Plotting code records
==================================================
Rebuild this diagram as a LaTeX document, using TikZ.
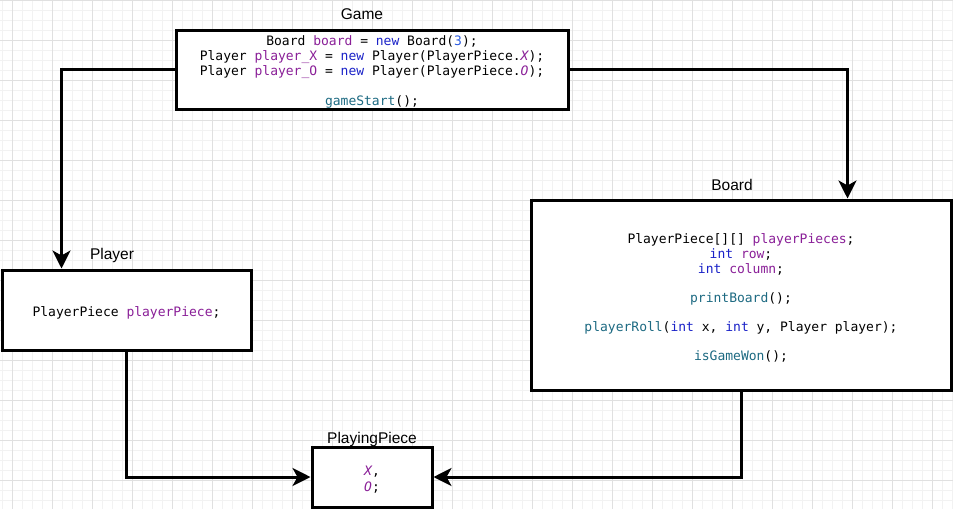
\documentclass[tikz,border=0pt]{standalone}
\usepackage{fontspec}
\setmainfont{Liberation Sans}
\setmonofont{DejaVu Sans Mono}
\usetikzlibrary{arrows.meta}
\definecolor{vpurple}{HTML}{8A1F98}
\definecolor{kblue}{HTML}{1A22C8}
\definecolor{nblue}{HTML}{2B5BE0}
\definecolor{fteal}{HTML}{1D6A82}
\definecolor{gridminor}{HTML}{F2F2F2}
\definecolor{gridmajor}{HTML}{E0E0E0}
\newcommand{\vp}[1]{\textcolor{vpurple}{#1}}
\newcommand{\kw}[1]{\textcolor{kblue}{#1}}
\newcommand{\fn}[1]{\textcolor{fteal}{#1}}
\newcommand{\topstrut}{\rule{0pt}{15pt}}
\begin{document}
\begin{tikzpicture}[x=1pt,y=-1pt,
  box/.style={draw=black,line width=3pt,fill=white,inner sep=0pt,align=center,
    font=\ttfamily\fontsize{13}{15}\selectfont},
  lbl/.style={font=\fontsize{15.5}{18}\selectfont,inner sep=0pt},
  conn/.style={line width=3pt,-{Stealth[length=18pt,width=18pt,inset=5pt]}}]
\useasboundingbox (0,0) rectangle (953,509);
\fill[white] (0,0) rectangle (953,509);
% grid
\foreach \x in {2,12,...,952} \draw[gridminor,line width=0.8pt] (\x,0) -- (\x,509);
\foreach \y in {0,10,...,509} \draw[gridminor,line width=0.8pt] (0,\y) -- (953,\y);
\foreach \x in {12,52,...,952} \draw[gridmajor,line width=0.8pt] (\x,0) -- (\x,509);
\foreach \y in {0,40,...,509} \draw[gridmajor,line width=0.8pt] (0,\y) -- (953,\y);
% boxes
\node[box,minimum width=392pt,minimum height=79pt] (game) at (372,69.5)
  {\topstrut Board \vp{board} = \kw{new} Board(\textcolor{nblue}{3});\\
   Player \vp{player\_X} = \kw{new} Player(PlayerPiece.\vp{\itshape X});\\
   Player \vp{player\_O} = \kw{new} Player(PlayerPiece.\vp{\itshape O});\\[15pt]
   \fn{gameStart}();};
\node[box,minimum width=420pt,minimum height=190pt] (board) at (741,295)
  {\topstrut PlayerPiece[][] \vp{playerPieces};\\
   \kw{int} \vp{row};\\
   \kw{int} \vp{column};\\[14pt]
   \fn{printBoard}();\\[14pt]
   \fn{playerRoll}(\kw{int} x, \kw{int} y, Player player);\\[14pt]
   \fn{isGameWon}();};
\node[box,minimum width=249pt,minimum height=80pt] (player) at (126.5,310)
  {\topstrut PlayerPiece \vp{playerPiece};};
\node[box,minimum width=120pt,minimum height=60pt] (piece) at (372,477)
  {\topstrut\vp{\itshape X},\\[1.5pt] \vp{\itshape O};};
% labels
\node[lbl] (gamelbl) at (362,14) {Game};
\node[lbl] (boardlbl) at (732,185) {Board};
\node[lbl] (playerlbl) at (112,255) {Player};
\node[lbl] (piecelbl) at (372,439) {PlayingPiece};
% connectors
\draw[conn] (game.west) -| ([xshift=61pt]player.north west);
\draw[conn] (game.east) -| ([xshift=-105pt]board.north east);
\draw[conn] (player.south) |- (piece.west);
\draw[conn] (board.south) |- (piece.east);
\end{tikzpicture}
\end{document}
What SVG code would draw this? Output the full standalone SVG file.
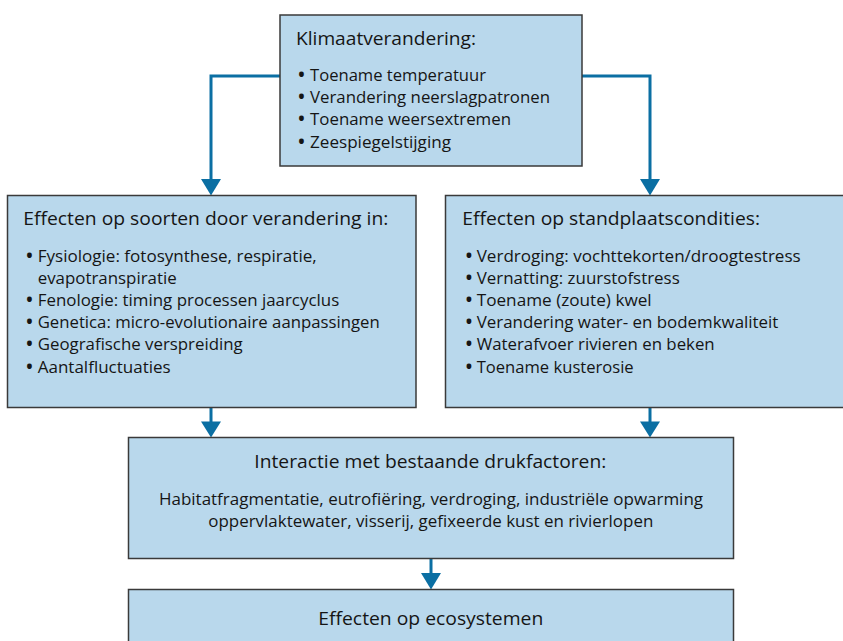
==================================================
● Short task: Examine the data above and state how many of its lines contain the word "standalone", with no further remarks.

● Worked answer: 2